When adequately notifying those who will be affected, school districts need to be sure to include the following information about the active threat exercise.

  • Date
  • Content
  • Form
  • Tone

It must be stated in the notice whether the exercise will include a live simulation of an active threat, such as an actual shooter incident. The notice shall also include clear communication of the developed strategy if participants wish to withdraw before or during the exercise.

Before an active threat exercise can take place, ample and adequate notice of at least two weeks must be provided to the individuals or groups who will participate in or be subject to the effects of the exercise.

This will include:

  • Staff
  • Students
  • First responders
  • Parents or guardians of participating students
  • All other individuals or groups impacted by the exercise

Texas Education Code 37.1141 requires that the notice be provided to parents and guardians in their native language, to the best of the district’s ability, and posted to multiple distribution networks. These platforms can include the district’s social media platforms, the district’s website, and more.

Conduct the Exercise


Before the start of the active threat exercise, notify first responder organizations who would most likely respond to an emergency in your district that the exercise is about to take place. This keeps responders aware in the event of a false report or alarm stemming from the exercise.

Be sure to establish a safe zone in the area around the exercise to keep out actual (live) firearms, ammunition, and other weapons. However, this excludes firearms, ammunition, or other weapons carried by a peace officer, school resource officer, school marshal, or any other person authorized by the district to carry those items on school grounds.

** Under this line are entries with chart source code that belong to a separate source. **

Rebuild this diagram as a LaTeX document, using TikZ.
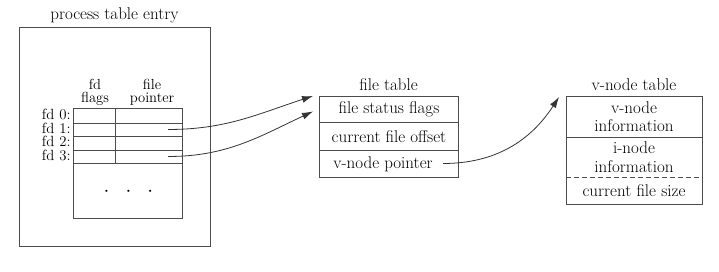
\documentclass[tikz,border=0pt]{standalone}
\usepackage{fontspec}
\usetikzlibrary{arrows.meta}
\begin{document}
\begin{tikzpicture}[x=1pt,y=-1pt,
  font=\fontsize{17}{18.5}\selectfont,
  line width=0.9pt,
  lc/.style={draw=black!70},
  cell/.style={lc, inner sep=0pt, anchor=north west},
  lbl/.style={inner sep=0pt, anchor=east, text height=9.5pt, text depth=1.5pt, font=\fontsize{14.8}{14}\selectfont},
  hdr/.style={inner sep=0pt, text height=8.5pt, text depth=0pt, font=\fontsize{14.6}{10}\selectfont},
  ptr/.style={black!80, -{Latex[length=11pt,width=7pt]}, line width=0.8pt}
]
\useasboundingbox (0,0) rectangle (719,272);

% process table entry
\node (proctitle) at (114.5,15) {process table entry};
\node (proc) [cell, minimum width=191pt, minimum height=219pt] at (19,27) {};

% inner table
\node (tbl) [cell, minimum width=109pt, minimum height=110pt] at (73,108) {};
\foreach \y in {123,136,150,163} \draw[lc] (73,\y) -- (182,\y);
\draw[lc] (115,108) -- (115,163);
\node (hfd1) [hdr, anchor=base] at (95,89.5) {fd};
\node (hfd2) [hdr, anchor=base] at (95,103) {flags};
\node (hfp1) [hdr, anchor=base] at (152,89.5) {file};
\node (hfp2) [hdr, anchor=base] at (152,103) {pointer};
\node (fd0) [lbl] at (71,115.5) {fd 0:};
\node (fd1) [lbl] at (71,129.5) {fd 1:};
\node (fd2) [lbl] at (71,143) {fd 2:};
\node (fd3) [lbl] at (71,156.5) {fd 3:};
\node (dots) [font=\fontsize{20}{20}\selectfont] at (128.5,192) {$\cdot\;\;\cdot\;\;\cdot$};
\coordinate (p1) at (168,129.5);
\coordinate (p3) at (168,156.5);

% file table
\node (fttitle) at (388.5,85) {file table};
\node (fstat) [cell, minimum width=139pt, minimum height=26pt] at (319,96) {};
\node at (fstat.center) {file status flags};
\node (foff) [cell, minimum width=139pt, minimum height=28pt] at (319,122) {};
\node at (foff.center) {current file offset};
\node (vptr) [cell, minimum width=139pt, minimum height=27pt] at (319,150) {};
\node (vptrtxt) at ([xshift=-6pt]vptr.center) {v-node pointer};
\coordinate (p5) at (443,163.5);

% v-node table
\node (vttitle) at (634,85) {v-node table};
\node (vtbl) [cell, minimum width=136pt, minimum height=108pt] at (566,96) {};
\draw[lc] (566,137) -- (702,137);
\draw[lc, dashed, dash pattern=on 5pt off 3pt] (566,177) -- (702,177);
\node (vinfo) [align=center, inner sep=0pt] at (634,116.5) {v-node\\information};
\node (iinfo) [align=center, inner sep=0pt] at (634,157) {i-node\\information};
\node (fsize) at (634,190.5) {current file size};

% pointers
\draw[ptr] (p1) to[out=0,in=198] ([xshift=-6pt]fstat.north west);
\draw[ptr] (p3) to[out=0,in=205] ([xshift=-6pt,yshift=-2pt]fstat.west);
\draw[ptr] (p5) to[out=0,in=237] ([xshift=-7pt,yshift=-1pt]vtbl.north west);
\end{tikzpicture}
\end{document}
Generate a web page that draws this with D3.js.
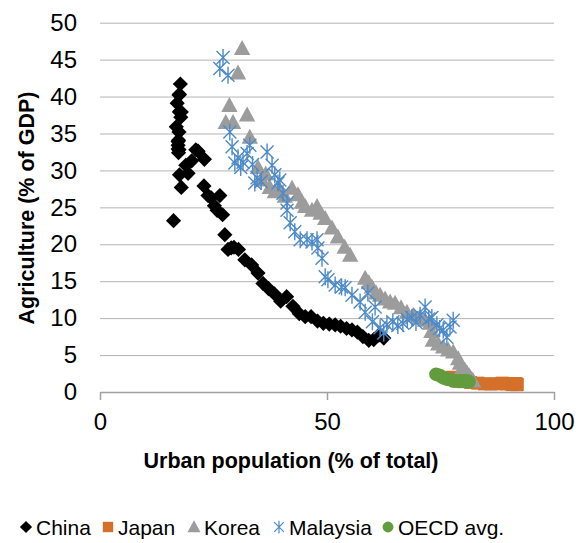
<!DOCTYPE html>
<html>
<head>
<meta charset="utf-8">
<script src="https://cdn.jsdelivr.net/npm/d3@7"></script>
<style>
  body { margin: 0; background: #fff; }
  svg { font-family: "Liberation Sans", Arial, sans-serif; }
</style>
</head>
<body>
<svg id="chart" width="587" height="543"></svg>
<script>
// values: [urban %, agriculture % of GDP]
var china = [[16.2,23.2],[16.8,35.9],[17.0,39.1],[17.4,40.2],[17.6,38.0],[17.9,37.9],[17.8,37.2],[17.5,40.3],[17.7,41.7],[17.5,37.9],
  [17.4,35.2],[17.3,34.1],[17.2,32.9],[17.2,33.4],[17.2,33.9],[17.3,32.4],[17.4,32.8],[17.5,29.4],[17.9,27.7],[18.9,30.7],
  [19.4,29.6],[20.2,31.3],[21.1,32.8],[21.6,32.6],[23.0,31.5],[22.9,27.9],[23.8,26.6],[24.5,26.3],[25.2,25.2],[25.8,24.6],
  [26.4,26.6],[27.0,24.0],[27.5,21.3],[28.2,19.3],[28.9,19.5],[29.5,19.6],[30.5,19.3],[31.9,17.9],[33.4,17.2],[34.8,16.1],
  [35.9,14.7],[37.1,14.0],[38.4,13.3],[39.8,12.3],[41.1,12.9],[42.5,11.6],[43.9,10.6],[45.2,10.2],[46.5,10.2],[47.9,9.6],
  [49.2,9.3],[50.5,9.2],[51.8,9.1],[53.0,8.9],[54.3,8.6],[55.5,8.4],[56.7,8.1],[57.9,7.5],[59.2,7.0],[60.3,7.1],[61.4,7.7],[62.5,7.3]];
var japan = [[77.6,2.0],[77.8,1.9],[78.0,1.8],[78.2,1.7],[78.4,1.6],[78.6,1.5],[80.0,1.4],[81.6,1.3],[83.2,1.2],[84.7,1.1],
  [86.0,1.1],[87.4,1.1],[88.6,1.2],[89.7,1.1],[90.5,1.1],[90.8,1.0],[91.1,1.1],[91.3,1.1],[91.4,1.1],[91.5,1.1],
  [91.6,1.1],[91.7,1.1],[91.8,1.0],[91.9,1.0]];
var korea = [[27.7,36.5],[28.5,38.8],[29.3,36.5],[30.4,43.2],[31.3,46.5],[32.4,37.5],[33.0,34.5],[34.8,30.4],[35.7,28.7],[36.5,29.5],
  [37.4,27.7],[38.5,27.1],[39.5,27.5],[40.7,26.5],[42.3,27.6],[43.6,26.7],[44.5,25.7],[45.2,25.1],[46.7,24.6],[47.8,25.1],
  [48.6,24.2],[49.6,23.5],[51.1,22.2],[52.4,21.0],[53.9,19.6],[55.1,18.5],[58.4,15.4],[59.2,14.8],[59.9,14.2],[60.8,13.4],
  [61.7,13.1],[62.8,12.6],[63.9,12.2],[65.0,12.0],[66.3,11.4],[67.6,10.8],[69.0,10.4],[70.5,10.1],[71.6,9.7],[72.7,9.3],
  [73.0,8.2],[73.3,7.0],[74.5,6.5],[75.6,6.1],[76.7,5.7],[77.8,5.4],[78.9,4.5],[79.3,3.9],[79.8,3.3],[80.4,2.9],
  [80.8,2.6],[81.3,2.2],[81.6,1.9],[81.9,1.7],[82.2,1.5]];
var malaysia = [[26.4,43.8],[27.1,45.3],[28.2,42.9],[28.6,35.2],[29.1,33.2],[29.7,31.0],[30.4,31.7],[31.0,30.4],[31.5,31.1],[32.4,32.3],
  [33.0,33.4],[33.6,30.8],[34.1,28.3],[34.6,29.0],[35.5,28.5],[36.8,32.5],[37.9,30.7],[38.5,29.4],[39.2,28.3],[39.6,28.7],
  [40.3,26.9],[41.2,25.6],[41.2,24.6],[41.9,22.9],[42.9,21.7],[44.1,20.6],[45.6,20.6],[46.7,20.3],[47.8,20.6],[48.0,19.5],
  [48.9,18.1],[49.6,15.6],[50.2,15.2],[51.8,14.5],[53.2,14.2],[54.0,14.1],[55.5,13.1],[57.3,12.2],[58.4,10.8],[59.0,13.4],
  [60.0,9.5],[60.6,11.5],[61.7,8.7],[62.5,8.0],[63.2,9.1],[64.5,9.5],[65.6,9.0],[66.7,9.3],[67.7,9.8],[68.7,10.1],
  [69.6,9.4],[70.5,10.4],[71.6,11.5],[72.4,9.9],[73.1,10.1],[74.2,9.1],[74.8,8.6],[75.6,8.4],[76.4,7.4],[77.1,8.8],[77.8,9.7]];
var oecd = [[74.0,2.4],[74.5,2.3],[75.0,2.2],[75.4,2.0],[75.8,1.9],[76.2,1.8],[76.7,1.7],[77.1,1.7],[77.5,1.6],[77.9,1.5],
  [78.3,1.5],[78.7,1.5],[79.1,1.5],[79.5,1.5],[79.9,1.5],[80.3,1.5],[80.7,1.5],[81.0,1.4],[81.3,1.4]];

var seriesNames = ["China", "Japan", "Korea", "Malaysia", "OECD avg."];
var xTicks = [0, 50, 100];
var yTicks = [0, 5, 10, 15, 20, 25, 30, 35, 40, 45, 50];

var svg = d3.select("#chart");
var x = d3.scaleLinear().domain([0, 100]).range([100, 554]);
var y = d3.scaleLinear().domain([0, 50]).range([392, 22.7]);

// marker shapes, centred on 0,0
var shapes = {
  diamond: "M0,-7.6L7.6,0L0,7.6L-7.6,0Z",
  square: "M-6.5,-6.5H6.5V6.5H-6.5Z",
  triangle: "M0,-8.5L8.2,6.5H-8.2Z",
  star: "M-6.5,-6.5L6.5,6.5M6.5,-6.5L-6.5,6.5M0,-8.5V8.5",
  circle: "M6.8,0A6.8,6.8 0 1,1 -6.8,0A6.8,6.8 0 1,1 6.8,0Z"
};
var series = [
  { name: seriesNames[0], data: china, shape: "diamond", color: "#000000" },
  { name: seriesNames[1], data: japan, shape: "square", color: "#d4702a" },
  { name: seriesNames[2], data: korea, shape: "triangle", color: "#9c9c9c" },
  { name: seriesNames[3], data: malaysia, shape: "star", color: "#4d8ac8" },
  { name: seriesNames[4], data: oecd, shape: "circle", color: "#629c3d" }
];

// horizontal gridlines + y labels
var yAxis = d3.axisLeft(y).tickValues(yTicks).tickSize(-(554 - 100)).tickPadding(23);
var gy = svg.append("g").attr("transform", "translate(100,0)").call(yAxis);
gy.select(".domain").remove();
gy.selectAll(".tick line").attr("stroke", "#b4b4b4").attr("stroke-width", 1);
gy.selectAll(".tick").filter(d => d === 0).select("line").remove();
gy.selectAll(".tick text").style("font-size", "24px").attr("fill", "#000");

// x axis
var xAxis = d3.axisBottom(x).tickValues(xTicks).tickSize(8).tickSizeOuter(0).tickPadding(13);
var gx = svg.append("g").attr("transform", "translate(0,392)").call(xAxis);
gx.select(".domain").attr("stroke", "#a0a0a0").attr("stroke-width", 1.5);
gx.selectAll(".tick line").attr("stroke", "#a0a0a0").attr("stroke-width", 1.5);
gx.selectAll(".tick text").style("font-size", "24px").attr("fill", "#000");

// points
series.forEach(s => {
  svg.append("g").selectAll("path")
    .data(s.data)
    .enter()
    .append("path")
    .attr("transform", d => "translate(" + x(d[0]) + "," + y(d[1]) + ")")
    .attr("d", shapes[s.shape])
    .attr("fill", s.shape === "star" ? "none" : s.color)
    .attr("stroke", s.shape === "star" ? s.color : "none")
    .attr("stroke-width", 1.4);
});

// axis titles
svg.append("text")
  .attr("x", 291).attr("y", 468)
  .attr("text-anchor", "middle")
  .style("font-size", "21.5px").style("font-weight", "bold")
  .text("Urban population (% of total)");

svg.append("text")
  .attr("transform", "translate(34,208) rotate(-90)")
  .attr("text-anchor", "middle")
  .style("font-size", "21.5px").style("font-weight", "bold")
  .text("Agriculture (% of GDP)");

// legend
var legendX = [26, 108, 194, 279, 388];
var legend = svg.append("g").attr("transform", "translate(0,527)");
series.forEach((s, i) => {
  var sc = s.shape === "star" ? 0.75 : 0.8;
  legend.append("path")
    .attr("transform", "translate(" + legendX[i] + ",0) scale(" + sc + ")")
    .attr("d", shapes[s.shape])
    .attr("fill", s.shape === "star" ? "none" : s.color)
    .attr("stroke", s.shape === "star" ? s.color : "none")
    .attr("stroke-width", 1.6);
  legend.append("text")
    .attr("x", legendX[i] + 10).attr("y", 8)
    .style("font-size", "21px")
    .text(s.name);
});
</script>
</body>
</html>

Immediately prior to starting, make a live and audible announcement to signal the beginning of the exercise. This announcement needs to note that it is only an exercise and is not a real emergency. Additionally, this announcement shall cover the specified elements from the section above, “Composing the Notice” (TEC, §37.1141(a)(2)), including that the active threat exercise will include a live simulation of an actual threat, such as a shooting incident – if applicable to the exercise your district is conducting.

Please note: the district may not prohibit a parent or guardian from transporting or storing firearms and ammunition, or other weapons they are legally authorized to possess, in a motor vehicle while picking up a student from school during the exercise.


After the commencement of the exercise, be sure to have the proper mental health supports in place for participants. Data regarding the effectiveness and the impact of the active threat exercise shall be tracked and collected. This includes feedback about the exercise from participants – students and staff – or family members of participants. Information that districts have collected will be submitted to the Texas School Safety Center.